### GIVEN INSTRUCTION
Extract every line where the string "chart" appears.

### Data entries
--- Start ---

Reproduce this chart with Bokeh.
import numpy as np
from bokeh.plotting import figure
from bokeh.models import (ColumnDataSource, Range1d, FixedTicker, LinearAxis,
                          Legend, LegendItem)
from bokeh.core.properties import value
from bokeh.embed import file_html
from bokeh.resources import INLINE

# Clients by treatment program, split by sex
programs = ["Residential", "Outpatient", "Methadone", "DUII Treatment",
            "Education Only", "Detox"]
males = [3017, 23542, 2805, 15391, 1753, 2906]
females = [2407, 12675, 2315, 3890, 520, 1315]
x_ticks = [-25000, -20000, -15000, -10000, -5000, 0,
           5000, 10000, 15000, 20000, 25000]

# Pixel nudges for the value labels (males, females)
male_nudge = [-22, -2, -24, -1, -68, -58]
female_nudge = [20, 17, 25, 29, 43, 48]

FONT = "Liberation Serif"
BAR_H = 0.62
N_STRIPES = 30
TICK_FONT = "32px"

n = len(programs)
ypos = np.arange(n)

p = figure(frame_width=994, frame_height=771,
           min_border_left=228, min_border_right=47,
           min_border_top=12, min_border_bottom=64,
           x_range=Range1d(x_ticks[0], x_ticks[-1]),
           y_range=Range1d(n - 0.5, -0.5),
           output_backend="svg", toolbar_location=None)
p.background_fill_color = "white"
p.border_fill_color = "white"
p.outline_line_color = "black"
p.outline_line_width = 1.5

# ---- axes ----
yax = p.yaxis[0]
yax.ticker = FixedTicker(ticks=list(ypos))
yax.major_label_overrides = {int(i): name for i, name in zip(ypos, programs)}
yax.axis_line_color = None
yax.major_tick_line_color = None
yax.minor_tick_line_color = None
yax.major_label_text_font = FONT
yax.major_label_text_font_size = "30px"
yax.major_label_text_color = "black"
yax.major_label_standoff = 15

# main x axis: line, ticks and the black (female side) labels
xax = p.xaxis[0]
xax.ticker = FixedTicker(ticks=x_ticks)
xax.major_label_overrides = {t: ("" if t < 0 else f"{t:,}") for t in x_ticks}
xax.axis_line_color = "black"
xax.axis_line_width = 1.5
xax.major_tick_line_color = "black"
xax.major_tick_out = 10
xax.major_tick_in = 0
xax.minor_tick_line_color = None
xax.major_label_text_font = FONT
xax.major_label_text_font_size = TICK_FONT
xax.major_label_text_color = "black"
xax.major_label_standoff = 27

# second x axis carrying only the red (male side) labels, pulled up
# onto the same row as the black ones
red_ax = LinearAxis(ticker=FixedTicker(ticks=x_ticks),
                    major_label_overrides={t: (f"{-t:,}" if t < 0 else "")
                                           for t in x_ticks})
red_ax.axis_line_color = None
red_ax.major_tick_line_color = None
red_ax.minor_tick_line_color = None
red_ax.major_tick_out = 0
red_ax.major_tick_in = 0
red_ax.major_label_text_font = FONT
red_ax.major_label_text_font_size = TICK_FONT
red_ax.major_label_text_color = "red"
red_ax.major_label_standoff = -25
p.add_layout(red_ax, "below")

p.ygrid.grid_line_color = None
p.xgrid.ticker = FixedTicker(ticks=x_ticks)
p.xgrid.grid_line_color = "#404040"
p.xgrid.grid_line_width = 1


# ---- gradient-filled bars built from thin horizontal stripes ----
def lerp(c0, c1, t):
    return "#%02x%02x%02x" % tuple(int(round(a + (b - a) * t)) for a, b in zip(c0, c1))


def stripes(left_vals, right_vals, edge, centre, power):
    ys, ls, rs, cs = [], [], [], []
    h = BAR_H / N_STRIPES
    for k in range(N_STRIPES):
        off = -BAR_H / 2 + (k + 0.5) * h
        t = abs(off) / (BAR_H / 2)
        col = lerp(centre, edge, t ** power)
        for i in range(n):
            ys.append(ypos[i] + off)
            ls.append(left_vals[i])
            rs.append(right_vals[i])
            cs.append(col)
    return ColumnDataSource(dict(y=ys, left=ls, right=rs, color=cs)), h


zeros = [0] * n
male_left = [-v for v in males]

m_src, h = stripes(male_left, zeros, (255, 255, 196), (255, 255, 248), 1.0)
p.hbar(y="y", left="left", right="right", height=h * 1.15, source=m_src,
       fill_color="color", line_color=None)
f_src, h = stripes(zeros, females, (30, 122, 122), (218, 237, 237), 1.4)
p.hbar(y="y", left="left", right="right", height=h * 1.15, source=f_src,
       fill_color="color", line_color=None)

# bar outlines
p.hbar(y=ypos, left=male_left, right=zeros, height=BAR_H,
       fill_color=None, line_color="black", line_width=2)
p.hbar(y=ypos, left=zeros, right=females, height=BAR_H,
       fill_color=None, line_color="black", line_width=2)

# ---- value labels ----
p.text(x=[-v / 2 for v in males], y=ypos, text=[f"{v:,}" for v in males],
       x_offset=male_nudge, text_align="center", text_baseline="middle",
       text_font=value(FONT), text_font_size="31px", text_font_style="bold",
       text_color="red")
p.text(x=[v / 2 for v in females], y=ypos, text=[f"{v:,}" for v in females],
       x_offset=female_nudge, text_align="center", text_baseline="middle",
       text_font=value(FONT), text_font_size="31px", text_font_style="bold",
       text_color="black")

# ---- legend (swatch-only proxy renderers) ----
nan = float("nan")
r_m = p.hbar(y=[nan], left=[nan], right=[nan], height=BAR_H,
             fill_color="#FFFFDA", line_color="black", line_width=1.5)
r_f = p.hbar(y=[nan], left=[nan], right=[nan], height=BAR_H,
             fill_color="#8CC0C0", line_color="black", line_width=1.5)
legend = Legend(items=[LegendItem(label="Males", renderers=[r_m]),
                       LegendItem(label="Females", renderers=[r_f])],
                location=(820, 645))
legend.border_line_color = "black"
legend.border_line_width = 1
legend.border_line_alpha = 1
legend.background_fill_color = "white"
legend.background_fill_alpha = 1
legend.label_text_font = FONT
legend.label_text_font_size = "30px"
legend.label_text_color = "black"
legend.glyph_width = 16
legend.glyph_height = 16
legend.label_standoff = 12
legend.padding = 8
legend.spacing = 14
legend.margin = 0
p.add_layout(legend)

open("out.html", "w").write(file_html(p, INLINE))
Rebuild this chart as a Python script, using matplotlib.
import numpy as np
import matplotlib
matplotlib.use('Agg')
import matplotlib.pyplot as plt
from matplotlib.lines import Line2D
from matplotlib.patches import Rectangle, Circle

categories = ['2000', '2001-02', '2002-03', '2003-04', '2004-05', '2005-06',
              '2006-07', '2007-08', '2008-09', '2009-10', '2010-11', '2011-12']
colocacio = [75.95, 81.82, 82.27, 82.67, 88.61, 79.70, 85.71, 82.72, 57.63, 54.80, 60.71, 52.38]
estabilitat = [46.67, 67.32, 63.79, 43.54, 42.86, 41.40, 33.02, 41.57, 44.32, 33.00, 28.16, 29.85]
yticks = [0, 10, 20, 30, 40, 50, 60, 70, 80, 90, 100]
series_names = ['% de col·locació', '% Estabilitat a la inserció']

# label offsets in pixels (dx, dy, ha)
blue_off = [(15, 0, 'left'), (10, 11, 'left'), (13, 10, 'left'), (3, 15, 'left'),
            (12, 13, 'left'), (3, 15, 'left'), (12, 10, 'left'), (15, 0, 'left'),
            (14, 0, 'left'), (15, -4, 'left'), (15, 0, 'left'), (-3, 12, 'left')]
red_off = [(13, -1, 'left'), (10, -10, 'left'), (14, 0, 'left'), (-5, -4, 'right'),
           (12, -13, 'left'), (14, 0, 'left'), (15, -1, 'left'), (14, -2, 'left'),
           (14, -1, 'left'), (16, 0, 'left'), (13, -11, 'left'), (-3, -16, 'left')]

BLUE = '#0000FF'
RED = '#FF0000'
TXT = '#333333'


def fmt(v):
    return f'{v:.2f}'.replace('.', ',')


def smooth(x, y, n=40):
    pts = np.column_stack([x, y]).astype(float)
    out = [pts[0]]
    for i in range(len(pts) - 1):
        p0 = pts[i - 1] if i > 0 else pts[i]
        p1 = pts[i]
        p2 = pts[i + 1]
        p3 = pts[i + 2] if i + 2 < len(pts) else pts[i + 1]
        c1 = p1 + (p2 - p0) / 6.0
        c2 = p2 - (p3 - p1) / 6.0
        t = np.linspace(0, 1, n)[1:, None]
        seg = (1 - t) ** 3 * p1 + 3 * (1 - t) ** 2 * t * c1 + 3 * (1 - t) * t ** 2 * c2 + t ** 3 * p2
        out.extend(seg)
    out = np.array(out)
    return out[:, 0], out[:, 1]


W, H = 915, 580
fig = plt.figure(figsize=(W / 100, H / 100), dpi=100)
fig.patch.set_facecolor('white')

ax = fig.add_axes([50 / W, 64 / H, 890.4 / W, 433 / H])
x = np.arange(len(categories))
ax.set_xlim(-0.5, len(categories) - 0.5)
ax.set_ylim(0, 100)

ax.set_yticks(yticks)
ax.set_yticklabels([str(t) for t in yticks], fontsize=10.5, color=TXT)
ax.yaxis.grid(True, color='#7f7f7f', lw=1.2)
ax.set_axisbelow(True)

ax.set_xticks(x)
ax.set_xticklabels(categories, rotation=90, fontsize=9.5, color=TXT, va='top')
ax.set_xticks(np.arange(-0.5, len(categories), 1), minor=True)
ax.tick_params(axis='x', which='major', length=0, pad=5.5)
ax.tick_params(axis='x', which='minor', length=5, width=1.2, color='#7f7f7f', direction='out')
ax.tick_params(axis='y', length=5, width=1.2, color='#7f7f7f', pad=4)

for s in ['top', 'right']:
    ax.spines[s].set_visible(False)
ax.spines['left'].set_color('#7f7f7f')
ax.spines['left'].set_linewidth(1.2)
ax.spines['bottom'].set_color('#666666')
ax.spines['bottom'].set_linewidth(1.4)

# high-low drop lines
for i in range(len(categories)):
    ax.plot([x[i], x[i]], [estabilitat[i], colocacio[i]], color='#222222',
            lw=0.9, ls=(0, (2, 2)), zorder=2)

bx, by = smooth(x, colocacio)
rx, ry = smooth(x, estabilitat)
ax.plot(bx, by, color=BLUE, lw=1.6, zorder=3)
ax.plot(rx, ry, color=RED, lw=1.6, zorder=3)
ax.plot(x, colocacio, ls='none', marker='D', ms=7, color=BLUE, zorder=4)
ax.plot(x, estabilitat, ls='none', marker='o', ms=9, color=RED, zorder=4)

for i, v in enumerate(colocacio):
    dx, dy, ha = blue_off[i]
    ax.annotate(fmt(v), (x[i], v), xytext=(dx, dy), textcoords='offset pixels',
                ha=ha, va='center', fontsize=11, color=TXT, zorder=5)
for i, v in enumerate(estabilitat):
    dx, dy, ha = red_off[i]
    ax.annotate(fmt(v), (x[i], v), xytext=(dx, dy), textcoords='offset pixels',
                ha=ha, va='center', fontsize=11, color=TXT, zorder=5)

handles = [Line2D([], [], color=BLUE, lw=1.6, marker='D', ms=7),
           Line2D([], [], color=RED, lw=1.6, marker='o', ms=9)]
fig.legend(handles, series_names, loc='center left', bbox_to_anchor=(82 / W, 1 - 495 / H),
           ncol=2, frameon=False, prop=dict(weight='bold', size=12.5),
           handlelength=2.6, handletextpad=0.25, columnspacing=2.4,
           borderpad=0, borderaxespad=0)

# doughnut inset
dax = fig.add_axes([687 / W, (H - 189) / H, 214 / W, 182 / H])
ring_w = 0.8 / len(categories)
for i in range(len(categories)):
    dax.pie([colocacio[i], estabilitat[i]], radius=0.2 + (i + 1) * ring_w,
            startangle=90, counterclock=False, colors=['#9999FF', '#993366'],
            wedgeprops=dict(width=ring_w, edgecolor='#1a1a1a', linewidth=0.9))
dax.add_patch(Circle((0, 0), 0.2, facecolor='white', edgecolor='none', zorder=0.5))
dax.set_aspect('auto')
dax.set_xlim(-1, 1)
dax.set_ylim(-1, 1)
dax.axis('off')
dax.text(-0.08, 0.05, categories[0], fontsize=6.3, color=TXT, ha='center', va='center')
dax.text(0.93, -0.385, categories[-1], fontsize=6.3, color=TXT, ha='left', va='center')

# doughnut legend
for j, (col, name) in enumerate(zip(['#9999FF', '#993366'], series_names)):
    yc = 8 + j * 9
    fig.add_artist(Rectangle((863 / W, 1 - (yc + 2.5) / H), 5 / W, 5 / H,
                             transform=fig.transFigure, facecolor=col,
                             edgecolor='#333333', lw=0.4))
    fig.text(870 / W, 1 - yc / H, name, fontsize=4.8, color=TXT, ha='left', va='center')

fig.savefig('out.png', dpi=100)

--- End ---

### PROBLEM SOLUTION
Reproduce this chart with Bokeh.
Rebuild this chart as a Python script, using matplotlib.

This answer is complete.